Paul Krugman writes that, if there is an axiom that applies in Trumpworld, it's this: Take whatever Trump says and expect the opposite to happen. Three months ago, Donald signed onto a new NAFTA. Yesterday, he reimposed tariffs on Canadian aluminum. By now, such behaviour should surprise no one. But the consequences of that behaviour are catastrophic:
On Friday, we’ll get an official employment report for July. But a variety of private indicators, like the monthly report from the data-processing firm ADP, already suggest that the rapid employment gains of May and June were a dead-cat bounce and that job growth has at best slowed to a crawl.
ADP’s number was at least positive — some other indicators suggest that employment is actually falling. But even if the small reported job gains were right, at this rate we won’t be back to precoronavirus employment until … 2027.

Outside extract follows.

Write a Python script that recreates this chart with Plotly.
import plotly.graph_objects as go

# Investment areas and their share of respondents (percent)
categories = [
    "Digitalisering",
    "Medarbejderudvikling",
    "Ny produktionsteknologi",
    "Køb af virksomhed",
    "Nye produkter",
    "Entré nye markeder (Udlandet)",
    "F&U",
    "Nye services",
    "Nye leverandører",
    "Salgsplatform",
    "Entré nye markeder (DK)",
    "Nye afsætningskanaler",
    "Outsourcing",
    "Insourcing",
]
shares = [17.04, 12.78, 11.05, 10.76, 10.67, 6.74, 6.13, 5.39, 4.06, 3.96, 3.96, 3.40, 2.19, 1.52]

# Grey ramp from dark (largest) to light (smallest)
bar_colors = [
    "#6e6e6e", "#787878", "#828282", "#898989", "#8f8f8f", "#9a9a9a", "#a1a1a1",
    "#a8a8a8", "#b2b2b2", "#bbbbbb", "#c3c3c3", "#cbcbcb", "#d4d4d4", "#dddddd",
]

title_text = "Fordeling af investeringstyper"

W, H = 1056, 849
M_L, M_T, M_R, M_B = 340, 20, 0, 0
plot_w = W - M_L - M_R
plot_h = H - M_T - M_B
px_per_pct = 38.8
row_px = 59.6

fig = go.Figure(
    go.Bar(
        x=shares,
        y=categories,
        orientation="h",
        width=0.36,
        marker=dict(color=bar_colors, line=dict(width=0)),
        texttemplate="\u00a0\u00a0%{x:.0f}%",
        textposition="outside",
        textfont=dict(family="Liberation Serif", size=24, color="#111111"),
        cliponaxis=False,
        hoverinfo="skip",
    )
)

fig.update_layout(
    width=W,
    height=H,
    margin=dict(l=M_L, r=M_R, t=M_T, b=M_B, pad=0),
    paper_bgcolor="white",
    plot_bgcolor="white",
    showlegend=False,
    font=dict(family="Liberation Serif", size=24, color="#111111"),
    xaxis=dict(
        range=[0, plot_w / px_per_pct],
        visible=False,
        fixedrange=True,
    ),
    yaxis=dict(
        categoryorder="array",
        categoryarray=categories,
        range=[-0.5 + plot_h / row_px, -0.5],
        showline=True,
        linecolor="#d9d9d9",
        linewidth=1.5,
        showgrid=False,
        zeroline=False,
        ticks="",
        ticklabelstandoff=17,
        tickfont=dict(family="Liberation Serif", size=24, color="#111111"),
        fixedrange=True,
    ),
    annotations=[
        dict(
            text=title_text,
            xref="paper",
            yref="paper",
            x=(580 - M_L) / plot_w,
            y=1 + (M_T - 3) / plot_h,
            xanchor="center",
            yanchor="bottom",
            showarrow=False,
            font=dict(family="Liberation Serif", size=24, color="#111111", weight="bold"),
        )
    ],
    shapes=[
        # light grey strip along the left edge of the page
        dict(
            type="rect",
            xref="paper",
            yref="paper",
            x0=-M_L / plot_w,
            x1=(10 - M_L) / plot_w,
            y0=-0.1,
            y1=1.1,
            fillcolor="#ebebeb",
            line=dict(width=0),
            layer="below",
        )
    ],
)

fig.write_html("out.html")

Trump takes joy in inflicting pain; and this pain is going to last a long time. But, what is worse, his Republican enablers are going to make things truly tragic:
I’m not sure how many people realize just how much deeper the coronavirus recession of 2020 could have been. Obviously, it was terrible: Employment plunged, and real G.D.P. fell by around 10 percent. Almost all of that, however, reflected the direct effects of the pandemic, which forced much of the economy into lockdown.

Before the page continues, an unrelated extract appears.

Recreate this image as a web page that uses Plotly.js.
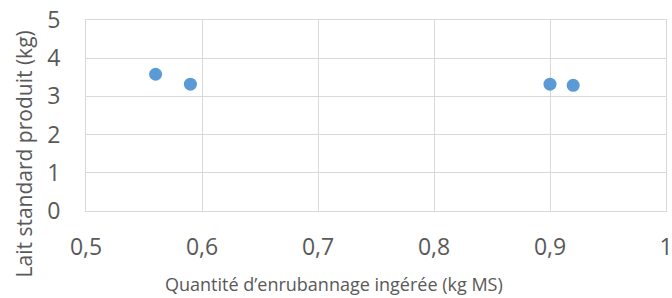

What didn’t happen was a major second round of job losses driven by plunging consumer demand. Millions of workers lost their regular incomes; without federal aid, they would have been forced to slash spending, causing millions more to lose their jobs. Luckily Congress stepped up to the plate with special aid to the unemployed, which sustained consumer spending and kept the nonquarantined parts of the economy afloat.
Now that aid has expired. Democrats offered a plan months ago to maintain benefits, but Republicans can’t even agree among themselves on a counteroffer. Even if an agreement is hammered out — and there’s no sign that this is imminent — it will be weeks before the money is flowing again.

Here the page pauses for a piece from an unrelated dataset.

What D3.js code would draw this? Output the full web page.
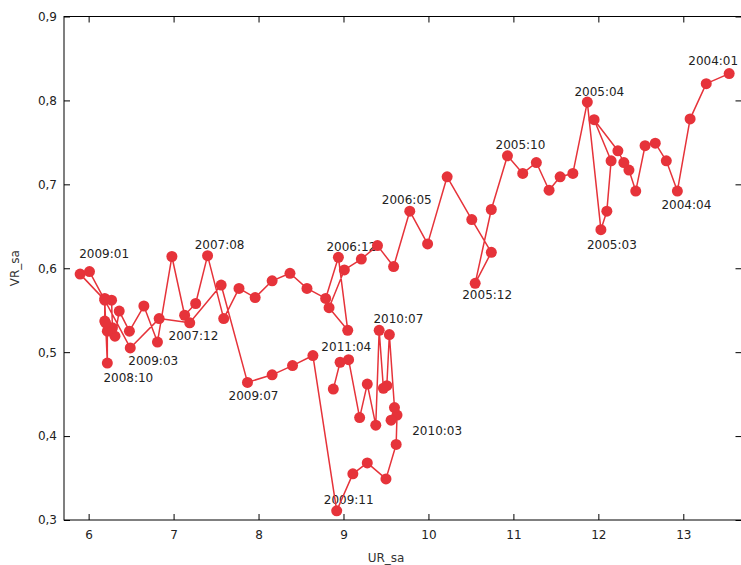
<!DOCTYPE html>
<html>
<head>
<meta charset="utf-8">
<script src="https://cdn.jsdelivr.net/npm/d3@7"></script>
<style>
  html, body { margin: 0; padding: 0; background: #fff; }
  svg { display: block; }
  .tick text { font-family: "DejaVu Sans", Verdana, sans-serif; font-size: 12px; fill: #222; }
  .ptlabel { font-family: "DejaVu Sans", Verdana, sans-serif; font-size: 12px; fill: #222; }
  .axtitle { font-family: "DejaVu Sans", Verdana, sans-serif; font-size: 12px; fill: #333; }
</style>
</head>
<body>
<svg id="chart" width="741" height="565"></svg>
<script>
// Monthly observations, 2004:01 - 2011:04
const periods = [
  "2004:01","2004:02","2004:03","2004:04","2004:05","2004:06","2004:07","2004:08","2004:09","2004:10","2004:11","2004:12",
  "2005:01","2005:02","2005:03","2005:04","2005:05","2005:06","2005:07","2005:08","2005:09","2005:10","2005:11","2005:12",
  "2006:01","2006:02","2006:03","2006:04","2006:05","2006:06","2006:07","2006:08","2006:09","2006:10","2006:11","2006:12",
  "2007:01","2007:02","2007:03","2007:04","2007:05","2007:06","2007:07","2007:08","2007:09","2007:10","2007:11","2007:12",
  "2008:01","2008:02","2008:03","2008:04","2008:05","2008:06","2008:07","2008:08","2008:09","2008:10","2008:11","2008:12",
  "2009:01","2009:02","2009:03","2009:04","2009:05","2009:06","2009:07","2009:08","2009:09","2009:10","2009:11","2009:12",
  "2010:01","2010:02","2010:03","2010:04","2010:05","2010:06","2010:07","2010:08","2010:09","2010:10","2010:11","2010:12",
  "2011:01","2011:02","2011:03","2011:04"
];

// Unemployment rate, seasonally adjusted
const urSa = [
  13.54, 13.27, 13.08, 12.93, 12.80, 12.67, 12.55, 12.44, 12.36, 12.30, 12.23, 11.95,
  12.15, 12.10, 12.03, 11.87, 11.70, 11.55, 11.42, 11.27, 11.11, 10.93, 10.74, 10.55,
  10.74, 10.51, 10.22,  9.99,  9.78,  9.59,  9.40,  9.21,  9.01,  8.83,  9.05,  8.94,
   8.79,  8.57,  8.37,  8.16,  7.96,  7.77,  7.59,  7.40,  7.26,  7.13,  6.98,  6.81,
   6.65,  6.48,  6.36,  6.31,  6.28,  6.27,  6.19,  6.19,  6.22,  6.22,  6.20,  6.19,
   5.90,  6.01,  6.49,  6.83,  7.19,  7.56,  7.87,  8.16,  8.40,  8.64,  8.92,  9.11,
   9.28,  9.50,  9.62,  9.63,  9.56,  9.60,  9.54,  9.51,  9.47,  9.42,  9.38,  9.28,
   9.19,  9.06,  8.96,  8.88
];

// Vacancy rate, seasonally adjusted
const vrSa = [
  0.832, 0.820, 0.778, 0.692, 0.728, 0.749, 0.746, 0.692, 0.717, 0.726, 0.740, 0.777,
  0.728, 0.668, 0.646, 0.798, 0.713, 0.709, 0.693, 0.726, 0.713, 0.734, 0.670, 0.582,
  0.619, 0.658, 0.709, 0.629, 0.668, 0.602, 0.627, 0.611, 0.598, 0.553, 0.526, 0.613,
  0.564, 0.576, 0.594, 0.585, 0.565, 0.576, 0.540, 0.615, 0.558, 0.544, 0.614, 0.512,
  0.555, 0.525, 0.549, 0.519, 0.529, 0.562, 0.564, 0.537, 0.525, 0.487, 0.535, 0.562,
  0.593, 0.596, 0.505, 0.540, 0.535, 0.580, 0.464, 0.473, 0.484, 0.496, 0.311, 0.355,
  0.368, 0.349, 0.390, 0.425, 0.419, 0.434, 0.521, 0.460, 0.457, 0.526, 0.413, 0.462,
  0.422, 0.491, 0.488, 0.456
];

const xTicks = [6, 7, 8, 9, 10, 11, 12, 13];
const yTicks = [0.3, 0.4, 0.5, 0.6, 0.7, 0.8, 0.9];

// Observations that carry a date label
const labelledPeriods = [
  "2004:01", "2004:04", "2005:03", "2005:04", "2005:10", "2005:12", "2006:05", "2006:12",
  "2007:08", "2007:12", "2008:10", "2009:01", "2009:03", "2009:07", "2009:11", "2010:03",
  "2010:07", "2011:04"
];

// Label placement (pixel offset of the label centre from its marker)
const labelOffset = {
  "2004:01": [-16, -13], "2004:04": [9, 14],  "2005:03": [11, 15],  "2005:04": [12, -10],
  "2005:10": [13, -11],  "2005:12": [12, 12], "2006:05": [-3, -11], "2006:12": [13, -10],
  "2007:08": [12, -11],  "2007:12": [36, -6], "2008:10": [21, 15],  "2009:01": [24, -20],
  "2009:03": [23, 13],   "2009:07": [6, 14],  "2009:11": [12, -11], "2010:03": [41, -13],
  "2010:07": [9, -16],   "2011:04": [13, -42]
};

const RED = "#e6333a";
const svg = d3.select("#chart");
const padL = 64, padR = 741.5, padT = 16.5, padB = 520;

const x = d3.scaleLinear().domain([5.71, 13.685]).range([padL, padR]);
const y = d3.scaleLinear().domain([0.3, 0.9]).range([padB, padT]);

const fmtY = v => d3.format(".1f")(v).replace(".", ",");

// Frame with inward ticks on all four sides
const gx = svg.append("g").attr("transform", `translate(0,${padB})`)
  .call(d3.axisBottom(x).tickValues(xTicks).tickSize(-6).tickSizeOuter(0).tickPadding(10).tickFormat(d3.format("d")));
const gy = svg.append("g").attr("transform", `translate(${padL},0)`)
  .call(d3.axisLeft(y).tickValues(yTicks).tickSize(-6).tickSizeOuter(0).tickPadding(7).tickFormat(fmtY));
const gt = svg.append("g").attr("transform", `translate(0,${padT})`)
  .call(d3.axisTop(x).tickValues(xTicks).tickSize(-6).tickSizeOuter(0).tickFormat(""));
const gr = svg.append("g").attr("transform", `translate(${padR},0)`)
  .call(d3.axisRight(y).tickValues(yTicks).tickSize(-6).tickSizeOuter(0).tickFormat(""));

[gx, gy, gt, gr].forEach(g => {
  g.select(".domain").remove();
  g.selectAll(".tick line").attr("stroke", "#000").attr("stroke-width", 1);
});
gx.selectAll(".tick text").attr("dy", "0.71em");

svg.append("rect")
  .attr("x", padL).attr("y", padT)
  .attr("width", padR - padL).attr("height", padB - padT)
  .attr("fill", "none").attr("stroke", "#000").attr("stroke-width", 1);

// Axis titles
svg.append("text").attr("class", "axtitle")
  .attr("x", 386).attr("y", 558)
  .attr("text-anchor", "middle").attr("dominant-baseline", "middle")
  .text("UR_sa");
svg.append("text").attr("class", "axtitle")
  .attr("transform", `translate(15,${(padT + padB) / 2}) rotate(-90)`)
  .attr("text-anchor", "middle").attr("dominant-baseline", "middle")
  .text("VR_sa");

const data = periods.map((p, i) => ({ p, ur: urSa[i], vr: vrSa[i] }));
const byPeriod = new Map(data.map(d => [d.p, d]));

// Date labels
svg.append("g").selectAll("text")
  .data(labelledPeriods)
  .join("text")
  .attr("class", "ptlabel")
  .attr("x", p => x(byPeriod.get(p).ur) + labelOffset[p][0])
  .attr("y", p => y(byPeriod.get(p).vr) + labelOffset[p][1])
  .attr("text-anchor", "middle")
  .attr("dominant-baseline", "central")
  .text(p => p);

// Connecting path in time order
svg.append("path")
  .datum(data)
  .attr("fill", "none")
  .attr("stroke", RED)
  .attr("stroke-width", 1.5)
  .attr("stroke-linejoin", "round")
  .attr("d", d3.line().x(d => x(d.ur)).y(d => y(d.vr)));

// Markers
svg.append("g").selectAll("circle")
  .data(data)
  .join("circle")
  .attr("cx", d => x(d.ur))
  .attr("cy", d => y(d.vr))
  .attr("r", 5.5)
  .attr("fill", RED);
</script>
</body>
</html>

The suffering among cut-off families will be immense, but there will also be broad damage to the economy as a whole. How big will this damage be? I’ve been doing the math, and it’s terrifying.
Unlike affluent Americans, the mostly low-wage workers whose benefits have just been terminated can’t blunt the impact by drawing on savings or borrowing against assets. So their spending will fall by a lot. Evidence on the initial effects of emergency aid suggests that the end of benefits will push overall consumer spending — the main driver of the economy — down by more than 4 percent.
Furthermore, evidence from austerity policies a decade ago suggests a substantial “multiplier” effect, as spending cuts lead to falling incomes, leading to further spending cuts.
Put it all together and the expiration of emergency aid could produce a 4 percent to 5 percent fall in G.D.P. But wait, there’s more. States and cities are in dire straits and are already planning harsh spending cuts; but Republicans refuse to provide aid, with Trump insisting, falsely, that local fiscal crises have nothing to do with Covid-19.
The conclusion is inescapable. Donald is a dork. After all, the man pronounces "Yosemite," YO-SEM-IIIT. And, clearly, dorkiness is a virus. Certainly, the Republicans have no herd immunity.